Retype the lines beneath this one, from the first through the line containing "const curveLabelY = [8.31, 4.8, 2.54, 4.0];". Pictures are left out.

COLLECTED DATA
[Begin]
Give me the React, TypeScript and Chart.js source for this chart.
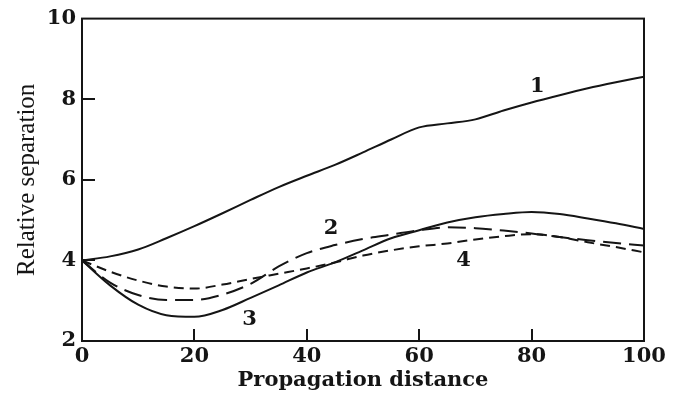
import React, { useEffect, useRef } from 'react';
import { Chart, registerables } from 'chart.js';

Chart.register(...registerables);

// Propagation distance sample points
const distances = [0, 5, 10, 15, 20, 25, 30, 35, 40, 45, 50, 55, 60, 65, 70, 75, 80, 85, 90, 95, 100];
// Relative separation for each curve
const curve1 = [4.0, 4.1, 4.27, 4.55, 4.85, 5.17, 5.5, 5.82, 6.1, 6.37, 6.68, 7.0, 7.3, 7.4, 7.5, 7.72, 7.92, 8.1, 8.27, 8.42, 8.56];
const curve2 = [4.0, 3.45, 3.14, 3.02, 3.02, 3.15, 3.42, 3.85, 4.18, 4.38, 4.53, 4.64, 4.75, 4.82, 4.8, 4.74, 4.67, 4.58, 4.5, 4.43, 4.37];
const curve3 = [4.0, 3.38, 2.9, 2.64, 2.6, 2.77, 3.07, 3.38, 3.7, 3.95, 4.25, 4.55, 4.75, 4.94, 5.07, 5.15, 5.2, 5.15, 5.04, 4.92, 4.78];
const curve4 = [4.0, 3.72, 3.5, 3.35, 3.3, 3.4, 3.54, 3.67, 3.8, 3.95, 4.12, 4.25, 4.35, 4.42, 4.52, 4.6, 4.65, 4.58, 4.45, 4.33, 4.2];

// Axis tick values
const xTickValues = [0, 20, 40, 60, 80, 100];
const yTickValues = [2, 4, 6, 8, 10];

// Curve number annotations (data coordinates)
const curveLabels = ['1', '2', '3', '4'];
const curveLabelX = [81, 44.3, 29.8, 67.9];
const curveLabelY = [8.31, 4.8, 2.54, 4.0];

const xTitle = 'Propagation distance';
const yTitle = 'Relative separation';

const INK = '#151515';

export default function App() {
  const canvasRef = useRef<HTMLCanvasElement | null>(null);

  useEffect(() => {
    const canvas = canvasRef.current;
    if (!canvas) return;
    const common = {
      borderColor: INK,
      borderWidth: 2,
      pointRadius: 0,
      fill: false,
      cubicInterpolationMode: 'monotone' as const,
    };
    const frameAndLabels = {
      id: 'frameAndLabels',
      afterDraw(chart: any) {
        const c: CanvasRenderingContext2D = chart.ctx;
        const a = chart.chartArea;
        const xs = chart.scales.x;
        const ys = chart.scales.y;
        c.save();
        c.strokeStyle = INK;
        c.lineWidth = 2;
        c.strokeRect(a.left, a.top, a.right - a.left, a.bottom - a.top);
        c.fillStyle = INK;
        // inward tick marks
        for (let i = 1; i < xTickValues.length - 1; i++) {
          const px = Math.round(xs.getPixelForValue(xTickValues[i]));
          c.fillRect(px - 1, a.bottom - 12, 2, 12);
        }
        for (let i = 1; i < yTickValues.length - 1; i++) {
          const py = Math.round(ys.getPixelForValue(yTickValues[i]));
          c.fillRect(a.left, py - 1, 13, 2);
        }
        // curve numbers
        c.font = 'bold 21px "DejaVu Serif"';
        c.textAlign = 'center';
        c.textBaseline = 'middle';
        curveLabels.forEach((s, i) => {
          c.fillText(s, xs.getPixelForValue(curveLabelX[i]), ys.getPixelForValue(curveLabelY[i]));
        });
        c.restore();
      },
    };
    const chart = new Chart(canvas, {
      type: 'line',
      data: {
        datasets: [
          { ...common, label: '1', data: toPoints(curve1) },
          { ...common, label: '2', data: toPoints(curve2), borderDash: [18, 8] },
          { ...common, label: '3', data: toPoints(curve3) },
          { ...common, label: '4', data: toPoints(curve4), borderDash: [10, 6] },
        ],
      },
      options: {
        responsive: false,
        animation: false,
        events: [],
        layout: { padding: { left: 0, top: 12, right: 39, bottom: 0 } },
        plugins: {
          legend: { display: false },
          tooltip: { enabled: false },
        },
        scales: {
          x: {
            type: 'linear',
            min: 0,
            max: 100,
            grid: { display: false, drawTicks: false },
            border: { display: false },
            afterBuildTicks(scale: any) {
              scale.ticks = xTickValues.map((v) => ({ value: v }));
            },
            ticks: {
              padding: 3,
              color: INK,
              font: { family: '"DejaVu Serif"', size: 21, weight: 'bold' },
              maxRotation: 0,
              autoSkip: false,
            },
            title: {
              display: true,
              text: xTitle,
              color: INK,
              font: { family: '"DejaVu Serif"', size: 21, weight: 'bold' },
              padding: { top: 0, bottom: 6 },
            },
            afterFit(scale: any) {
              scale.height = 58;
            },
          },
          y: {
            type: 'linear',
            min: 2,
            max: 10,
            grid: { display: false, drawTicks: false },
            border: { display: false },
            afterBuildTicks(scale: any) {
              scale.ticks = yTickValues.map((v) => ({ value: v }));
            },
            ticks: {
              padding: 6,
              color: INK,
              autoSkip: false,
              font: { family: '"DejaVu Serif"', size: 21, weight: 'bold' },
            },
            title: {
              display: true,
              text: yTitle,
              color: INK,
              font: { family: '"Liberation Serif"', size: 25, weight: 'normal' },
              padding: { top: 12, bottom: 0 },
            },
            afterFit(scale: any) {
              scale.width = 82;
            },
          },
        },
      },
      plugins: [frameAndLabels],
    });
    return () => chart.destroy();
  }, []);

  return (
    <div style={{ position: 'fixed', left: 0, top: 0, width: 683, height: 399, background: '#fff' }}>
      <canvas ref={canvasRef} width={683} height={399} />
    </div>
  );
}

function toPoints(ys: number[]) {
  return distances.map((d, i) => ({ x: d, y: ys[i] }));
}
[End]
EXERCISE SOLUTION
Give me the React, TypeScript and Chart.js source for this chart.
import React, { useEffect, useRef } from 'react';
import { Chart, registerables } from 'chart.js';

Chart.register(...registerables);

// Propagation distance sample points
const distances = [0, 5, 10, 15, 20, 25, 30, 35, 40, 45, 50, 55, 60, 65, 70, 75, 80, 85, 90, 95, 100];
// Relative separation for each curve
const curve1 = [4.0, 4.1, 4.27, 4.55, 4.85, 5.17, 5.5, 5.82, 6.1, 6.37, 6.68, 7.0, 7.3, 7.4, 7.5, 7.72, 7.92, 8.1, 8.27, 8.42, 8.56];
const curve2 = [4.0, 3.45, 3.14, 3.02, 3.02, 3.15, 3.42, 3.85, 4.18, 4.38, 4.53, 4.64, 4.75, 4.82, 4.8, 4.74, 4.67, 4.58, 4.5, 4.43, 4.37];
const curve3 = [4.0, 3.38, 2.9, 2.64, 2.6, 2.77, 3.07, 3.38, 3.7, 3.95, 4.25, 4.55, 4.75, 4.94, 5.07, 5.15, 5.2, 5.15, 5.04, 4.92, 4.78];
const curve4 = [4.0, 3.72, 3.5, 3.35, 3.3, 3.4, 3.54, 3.67, 3.8, 3.95, 4.12, 4.25, 4.35, 4.42, 4.52, 4.6, 4.65, 4.58, 4.45, 4.33, 4.2];

// Axis tick values
const xTickValues = [0, 20, 40, 60, 80, 100];
const yTickValues = [2, 4, 6, 8, 10];

// Curve number annotations (data coordinates)
const curveLabels = ['1', '2', '3', '4'];
const curveLabelX = [81, 44.3, 29.8, 67.9];
const curveLabelY = [8.31, 4.8, 2.54, 4.0];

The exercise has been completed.